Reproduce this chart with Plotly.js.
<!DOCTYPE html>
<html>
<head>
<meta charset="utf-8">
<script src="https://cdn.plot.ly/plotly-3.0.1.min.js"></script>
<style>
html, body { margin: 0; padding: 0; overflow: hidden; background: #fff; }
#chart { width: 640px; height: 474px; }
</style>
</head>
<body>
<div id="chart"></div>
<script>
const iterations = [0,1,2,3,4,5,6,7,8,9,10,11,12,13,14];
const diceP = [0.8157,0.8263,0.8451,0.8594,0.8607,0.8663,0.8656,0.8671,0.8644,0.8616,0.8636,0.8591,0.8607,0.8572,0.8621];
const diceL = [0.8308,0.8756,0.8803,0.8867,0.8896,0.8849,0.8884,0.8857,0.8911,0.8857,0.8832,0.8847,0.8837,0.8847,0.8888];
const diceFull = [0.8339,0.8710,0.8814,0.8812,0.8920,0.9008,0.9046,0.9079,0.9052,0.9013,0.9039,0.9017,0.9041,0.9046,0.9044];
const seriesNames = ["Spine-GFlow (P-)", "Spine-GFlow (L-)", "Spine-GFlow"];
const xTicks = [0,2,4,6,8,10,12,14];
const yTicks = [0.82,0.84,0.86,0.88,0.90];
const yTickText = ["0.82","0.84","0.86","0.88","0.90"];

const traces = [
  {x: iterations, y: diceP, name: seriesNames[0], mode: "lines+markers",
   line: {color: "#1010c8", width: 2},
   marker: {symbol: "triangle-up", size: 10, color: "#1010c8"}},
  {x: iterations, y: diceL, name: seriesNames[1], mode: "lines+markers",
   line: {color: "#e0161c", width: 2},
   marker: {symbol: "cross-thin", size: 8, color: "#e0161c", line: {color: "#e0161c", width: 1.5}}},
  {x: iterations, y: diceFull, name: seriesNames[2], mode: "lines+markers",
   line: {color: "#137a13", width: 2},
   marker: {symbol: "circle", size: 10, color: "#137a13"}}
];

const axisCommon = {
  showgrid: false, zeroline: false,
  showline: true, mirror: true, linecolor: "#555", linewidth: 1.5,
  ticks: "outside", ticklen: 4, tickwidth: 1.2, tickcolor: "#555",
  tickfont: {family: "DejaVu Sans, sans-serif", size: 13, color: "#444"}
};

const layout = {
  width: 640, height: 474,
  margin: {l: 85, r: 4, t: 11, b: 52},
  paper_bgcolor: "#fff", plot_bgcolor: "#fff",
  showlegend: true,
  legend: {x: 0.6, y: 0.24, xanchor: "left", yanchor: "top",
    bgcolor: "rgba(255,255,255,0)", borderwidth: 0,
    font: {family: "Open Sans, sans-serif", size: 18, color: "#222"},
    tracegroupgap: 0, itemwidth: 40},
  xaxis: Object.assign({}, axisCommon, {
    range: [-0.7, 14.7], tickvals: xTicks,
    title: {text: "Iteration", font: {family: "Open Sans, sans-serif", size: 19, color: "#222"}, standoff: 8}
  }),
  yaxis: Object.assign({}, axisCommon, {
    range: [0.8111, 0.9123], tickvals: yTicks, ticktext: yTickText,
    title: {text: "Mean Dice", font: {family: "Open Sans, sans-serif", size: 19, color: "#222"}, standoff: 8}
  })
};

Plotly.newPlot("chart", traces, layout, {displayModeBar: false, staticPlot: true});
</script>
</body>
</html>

==

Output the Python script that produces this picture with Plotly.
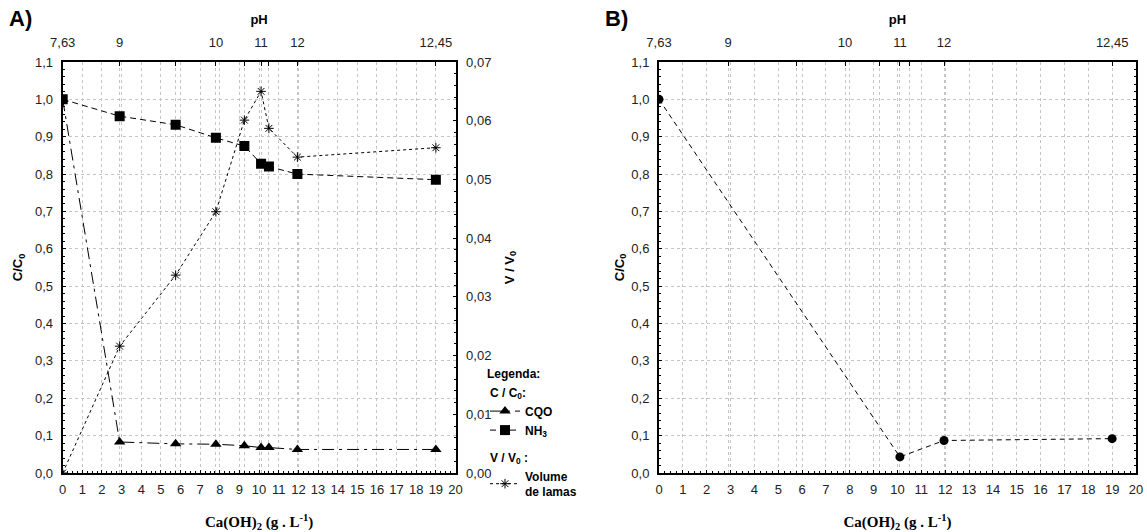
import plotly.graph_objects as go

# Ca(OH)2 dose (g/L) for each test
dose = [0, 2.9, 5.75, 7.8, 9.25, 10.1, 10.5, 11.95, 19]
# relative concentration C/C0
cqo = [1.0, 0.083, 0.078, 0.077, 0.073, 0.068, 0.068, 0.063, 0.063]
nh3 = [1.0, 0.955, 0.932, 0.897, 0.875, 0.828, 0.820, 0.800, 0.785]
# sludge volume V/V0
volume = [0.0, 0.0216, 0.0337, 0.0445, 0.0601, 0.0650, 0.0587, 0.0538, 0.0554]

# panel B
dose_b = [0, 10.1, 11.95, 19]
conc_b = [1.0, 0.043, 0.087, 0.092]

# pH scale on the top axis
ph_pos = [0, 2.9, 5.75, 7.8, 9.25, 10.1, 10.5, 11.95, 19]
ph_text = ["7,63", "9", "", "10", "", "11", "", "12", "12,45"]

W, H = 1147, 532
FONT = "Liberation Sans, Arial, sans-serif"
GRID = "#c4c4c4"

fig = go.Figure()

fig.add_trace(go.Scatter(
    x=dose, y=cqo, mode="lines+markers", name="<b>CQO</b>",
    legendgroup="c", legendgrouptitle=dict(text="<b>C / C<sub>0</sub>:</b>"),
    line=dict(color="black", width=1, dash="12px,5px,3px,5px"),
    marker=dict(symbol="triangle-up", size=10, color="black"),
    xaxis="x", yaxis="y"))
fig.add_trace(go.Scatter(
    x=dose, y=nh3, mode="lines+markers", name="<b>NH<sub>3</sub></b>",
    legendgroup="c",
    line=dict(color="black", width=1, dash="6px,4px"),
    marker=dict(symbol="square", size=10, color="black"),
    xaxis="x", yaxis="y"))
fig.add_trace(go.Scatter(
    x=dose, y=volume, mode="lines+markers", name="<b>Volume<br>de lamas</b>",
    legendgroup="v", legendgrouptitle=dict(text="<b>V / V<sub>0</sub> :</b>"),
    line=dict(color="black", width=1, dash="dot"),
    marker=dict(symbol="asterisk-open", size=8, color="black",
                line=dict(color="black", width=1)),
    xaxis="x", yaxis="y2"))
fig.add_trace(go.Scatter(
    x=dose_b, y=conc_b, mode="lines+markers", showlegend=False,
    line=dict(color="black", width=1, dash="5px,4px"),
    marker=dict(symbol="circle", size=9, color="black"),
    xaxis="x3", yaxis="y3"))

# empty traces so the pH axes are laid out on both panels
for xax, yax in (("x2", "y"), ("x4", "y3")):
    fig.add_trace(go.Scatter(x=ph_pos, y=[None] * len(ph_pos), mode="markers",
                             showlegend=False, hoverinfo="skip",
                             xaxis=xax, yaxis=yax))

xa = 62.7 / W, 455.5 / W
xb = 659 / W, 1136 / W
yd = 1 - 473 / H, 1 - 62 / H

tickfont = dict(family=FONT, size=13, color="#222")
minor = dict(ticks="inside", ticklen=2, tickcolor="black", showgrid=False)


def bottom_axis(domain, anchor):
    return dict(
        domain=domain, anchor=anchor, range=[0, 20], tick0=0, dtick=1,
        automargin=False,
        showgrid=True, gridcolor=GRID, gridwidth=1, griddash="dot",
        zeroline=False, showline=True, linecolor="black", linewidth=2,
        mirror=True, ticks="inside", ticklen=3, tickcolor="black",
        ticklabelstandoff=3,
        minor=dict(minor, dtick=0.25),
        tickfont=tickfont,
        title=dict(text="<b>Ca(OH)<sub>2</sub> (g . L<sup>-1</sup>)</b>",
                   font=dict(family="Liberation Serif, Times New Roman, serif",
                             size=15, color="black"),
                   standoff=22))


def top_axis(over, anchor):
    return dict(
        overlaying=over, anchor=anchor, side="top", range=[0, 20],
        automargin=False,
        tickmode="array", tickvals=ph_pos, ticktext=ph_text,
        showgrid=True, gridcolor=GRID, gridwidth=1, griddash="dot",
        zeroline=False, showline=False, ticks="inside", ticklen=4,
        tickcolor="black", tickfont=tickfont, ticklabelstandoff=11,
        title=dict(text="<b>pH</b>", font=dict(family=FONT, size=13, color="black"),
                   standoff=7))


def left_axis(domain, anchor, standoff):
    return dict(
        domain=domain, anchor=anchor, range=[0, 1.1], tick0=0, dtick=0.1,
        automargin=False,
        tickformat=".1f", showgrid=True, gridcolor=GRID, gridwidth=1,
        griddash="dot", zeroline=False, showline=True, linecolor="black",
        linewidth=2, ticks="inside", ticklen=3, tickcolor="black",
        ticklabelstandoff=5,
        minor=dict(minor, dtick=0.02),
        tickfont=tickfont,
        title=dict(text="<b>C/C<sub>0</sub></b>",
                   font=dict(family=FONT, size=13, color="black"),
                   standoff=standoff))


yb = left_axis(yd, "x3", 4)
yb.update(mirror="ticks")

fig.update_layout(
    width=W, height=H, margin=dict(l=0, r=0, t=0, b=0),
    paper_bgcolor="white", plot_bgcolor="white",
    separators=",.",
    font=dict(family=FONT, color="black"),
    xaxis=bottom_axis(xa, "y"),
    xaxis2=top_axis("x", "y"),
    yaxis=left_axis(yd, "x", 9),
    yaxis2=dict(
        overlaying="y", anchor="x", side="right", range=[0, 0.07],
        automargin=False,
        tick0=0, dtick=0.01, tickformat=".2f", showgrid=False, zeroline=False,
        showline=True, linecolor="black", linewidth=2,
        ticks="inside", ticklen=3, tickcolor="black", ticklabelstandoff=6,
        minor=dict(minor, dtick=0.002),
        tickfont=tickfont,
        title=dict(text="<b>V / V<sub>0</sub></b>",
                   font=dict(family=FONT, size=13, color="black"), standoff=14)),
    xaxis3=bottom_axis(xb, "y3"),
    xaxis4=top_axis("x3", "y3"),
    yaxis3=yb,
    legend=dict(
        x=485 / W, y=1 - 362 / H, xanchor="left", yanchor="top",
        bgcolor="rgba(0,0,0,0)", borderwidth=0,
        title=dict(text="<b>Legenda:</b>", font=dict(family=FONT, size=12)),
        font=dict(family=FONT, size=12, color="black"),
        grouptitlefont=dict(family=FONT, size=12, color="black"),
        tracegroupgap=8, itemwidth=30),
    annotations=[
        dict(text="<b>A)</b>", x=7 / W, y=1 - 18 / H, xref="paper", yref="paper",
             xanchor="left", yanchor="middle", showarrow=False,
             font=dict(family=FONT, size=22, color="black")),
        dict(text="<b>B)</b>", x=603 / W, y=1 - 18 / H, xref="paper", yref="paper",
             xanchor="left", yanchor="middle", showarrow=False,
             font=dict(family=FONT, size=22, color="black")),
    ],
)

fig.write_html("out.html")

- _Task directions_
Everything above from the line with "Output the Python" through the line with "import plotly.graph_objects as go" should be retyped exactly, and nothing else; omit pictures.

- _Result_
Output the Python script that produces this picture with Plotly.
import plotly.graph_objects as go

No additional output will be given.